> SHORT PROBLEM: Look through the listing below for the line containing "Write a LaTeX". Copy it and each line after it up to and including the line containing "(FV) at (390,251)", exactly, leaving out pictures.

START PROVIDED DATA

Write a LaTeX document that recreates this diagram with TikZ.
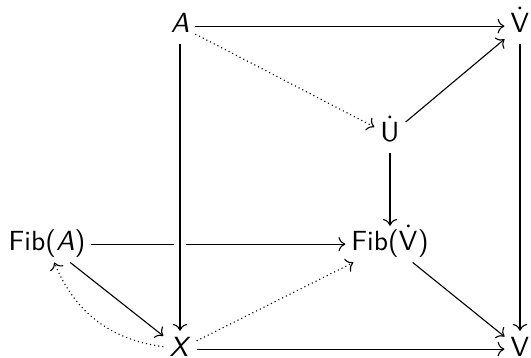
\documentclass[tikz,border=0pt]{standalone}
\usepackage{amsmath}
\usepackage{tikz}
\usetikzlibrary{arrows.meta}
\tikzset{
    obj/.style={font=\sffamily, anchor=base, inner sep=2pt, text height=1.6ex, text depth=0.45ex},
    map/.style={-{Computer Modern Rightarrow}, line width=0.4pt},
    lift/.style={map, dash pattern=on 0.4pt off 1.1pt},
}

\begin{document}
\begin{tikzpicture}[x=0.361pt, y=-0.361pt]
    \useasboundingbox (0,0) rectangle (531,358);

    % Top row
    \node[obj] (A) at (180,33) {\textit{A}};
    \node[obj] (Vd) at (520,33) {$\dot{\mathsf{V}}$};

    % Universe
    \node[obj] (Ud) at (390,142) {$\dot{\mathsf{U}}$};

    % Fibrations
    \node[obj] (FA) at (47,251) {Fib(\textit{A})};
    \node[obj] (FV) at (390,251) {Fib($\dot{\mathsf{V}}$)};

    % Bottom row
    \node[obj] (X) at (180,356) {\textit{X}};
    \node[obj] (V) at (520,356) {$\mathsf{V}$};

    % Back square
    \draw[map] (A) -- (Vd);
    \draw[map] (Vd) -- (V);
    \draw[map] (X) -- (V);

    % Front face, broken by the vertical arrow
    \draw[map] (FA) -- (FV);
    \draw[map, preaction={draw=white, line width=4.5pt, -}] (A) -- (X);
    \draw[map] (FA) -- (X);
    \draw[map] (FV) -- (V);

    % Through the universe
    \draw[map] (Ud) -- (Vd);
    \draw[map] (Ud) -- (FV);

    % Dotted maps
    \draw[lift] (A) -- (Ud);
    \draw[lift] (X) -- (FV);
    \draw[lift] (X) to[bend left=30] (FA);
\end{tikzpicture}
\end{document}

END PROVIDED DATA
START PROVIDED DATA

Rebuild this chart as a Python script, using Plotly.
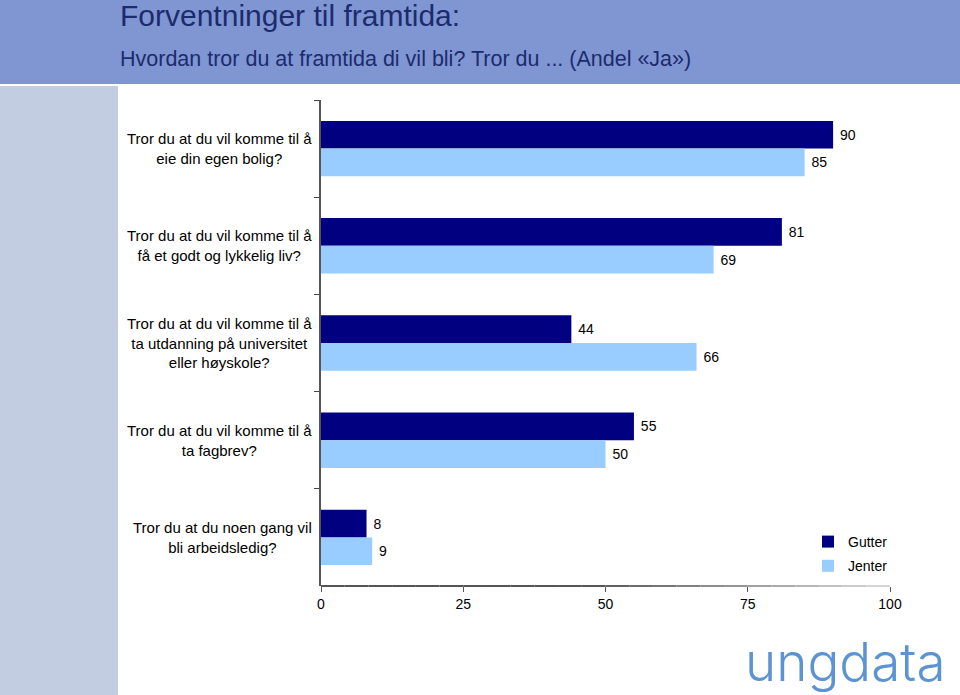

END PROVIDED DATA

> SOLUTION TO THIS EXERCISE:
Write a LaTeX document that recreates this diagram with TikZ.
\documentclass[tikz,border=0pt]{standalone}
\usepackage{amsmath}
\usepackage{tikz}
\usetikzlibrary{arrows.meta}
\tikzset{
    obj/.style={font=\sffamily, anchor=base, inner sep=2pt, text height=1.6ex, text depth=0.45ex},
    map/.style={-{Computer Modern Rightarrow}, line width=0.4pt},
    lift/.style={map, dash pattern=on 0.4pt off 1.1pt},
}

\begin{document}
\begin{tikzpicture}[x=0.361pt, y=-0.361pt]
    \useasboundingbox (0,0) rectangle (531,358);

    % Top row
    \node[obj] (A) at (180,33) {\textit{A}};
    \node[obj] (Vd) at (520,33) {$\dot{\mathsf{V}}$};

    % Universe
    \node[obj] (Ud) at (390,142) {$\dot{\mathsf{U}}$};

    % Fibrations
    \node[obj] (FA) at (47,251) {Fib(\textit{A})};
    \node[obj] (FV) at (390,251) {Fib($\dot{\mathsf{V}}$)};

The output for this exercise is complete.